Let's consider two variables, $x$ and $y$. Both are binary and $x$ is always 0 when $y$ is 1 and vice versa. Now, I set out to do a linear regression between them. I know the formula is -
$$\beta = (x^Tx)^{-1} (x^Ty)$$
However, $x^Ty = 0$ which means $\beta$ must be 0. However, the coefficient of linear correlation is -1 (which is the same as the coefficient of linear regression). What am I missing here?
First off, $x$ needs to have a column of all ones as well as the column of ones and zeros. This is because your intuition that the line should be $y=1-x$ applies to a regression with an intercept, and an intercept means there's a column of all ones in the $x$ matrix. In this case it is not true that $x^Ty=0.$ Its second component is zero, but not its first.

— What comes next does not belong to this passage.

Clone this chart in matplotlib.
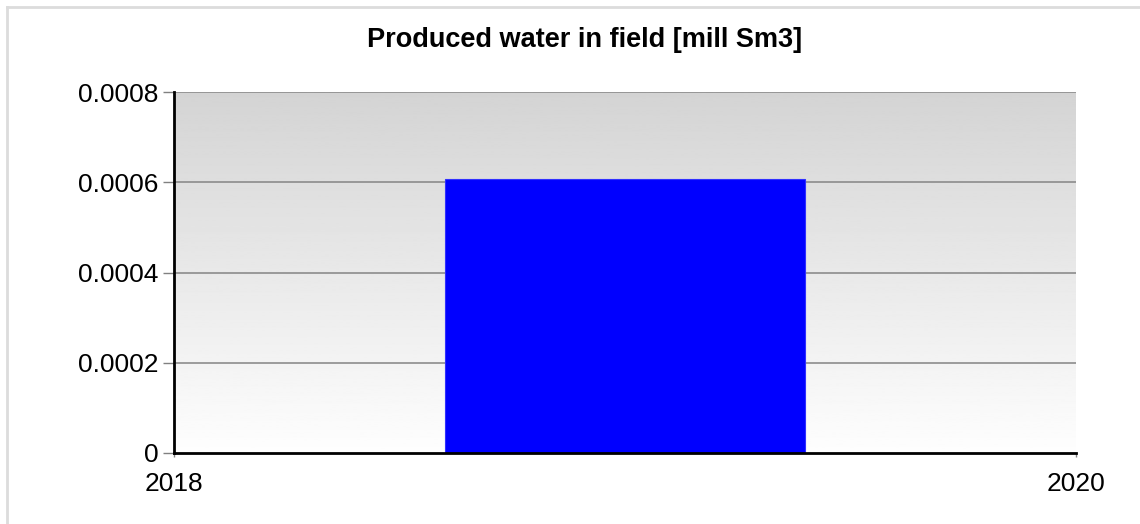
import matplotlib
matplotlib.use("Agg")
import matplotlib.pyplot as plt
import numpy as np
from matplotlib.lines import Line2D

# Data
years = [2019]
water = [0.000607]
x_ticks = [2018, 2020]
y_ticks = [0, 0.0002, 0.0004, 0.0006, 0.0008]
y_labels = ["0", "0.0002", "0.0004", "0.0006", "0.0008"]

plt.rcParams['font.family'] = ['Liberation Sans', 'DejaVu Sans']

fig = plt.figure(figsize=(11.4, 5.24), dpi=100)
W, H = 1140, 524

# light frame lines at the top and left of the chart
fig.lines.append(Line2D([6.5 / W, 6.5 / W], [0, 1 - 6.5 / H], transform=fig.transFigure,
                        color='#dcdcdc', lw=2))
fig.lines.append(Line2D([6.5 / W, 1], [1 - 6.5 / H, 1 - 6.5 / H], transform=fig.transFigure,
                        color='#dcdcdc', lw=2))

ax = fig.add_axes([174 / W, 1 - 453 / H, (1076 - 174) / W, (453 - 92) / H])

# gradient background, white at bottom to gray at top
grad = np.linspace(0.995, 0.83, 256).reshape(-1, 1)
ax.imshow(grad, cmap='gray', vmin=0, vmax=1, aspect='auto', origin='lower',
          extent=[2018, 2020, 0, 0.0008], zorder=0)

for y in y_ticks[1:]:
    ax.axhline(y, color='#8c8c8c', lw=1.2, zorder=1)

ax.bar(years, water, width=0.8, color='#0000ff', edgecolor='#3030ff', lw=0.8, zorder=2)

ax.set_xlim(2018, 2020)
ax.set_ylim(0, 0.0008)
ax.set_xticks(x_ticks)
ax.set_xticklabels([str(x) for x in x_ticks])
ax.set_yticks(y_ticks)
ax.set_yticklabels(y_labels)
ax.tick_params(axis='both', labelsize=19, colors='#808080', labelcolor='black', width=1)
ax.tick_params(axis='x', length=3, pad=11)
ax.tick_params(axis='y', length=8, pad=3)

for s in ['top', 'right']:
    ax.spines[s].set_visible(False)
ax.spines['left'].set_linewidth(2)
ax.spines['bottom'].set_linewidth(2)
ax.spines['left'].set_zorder(3)
ax.spines['bottom'].set_zorder(3)

fig.text(585 / W, 1 - 40 / H, "Produced water in field [mill Sm3]",
         ha='center', va='center', fontsize=19.5, fontweight='bold')

fig.savefig("out.png", dpi=100)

However still, wouldn't your case still apply to a regression with no intercept? Surely it doesn't make sense that the answer for this would be zero? Actually, it does. Observe that for this case the error for all the points $(0,1)$ is fixed to be one since the regression line is constrained to go through the origin. Thus, to minimize the total error we should set the slope of the line to minimize the error for all the $(1,0)$ points, and the line with slope zero does just that! (This is one illustration of how linear regressions with no intercept can be weird.)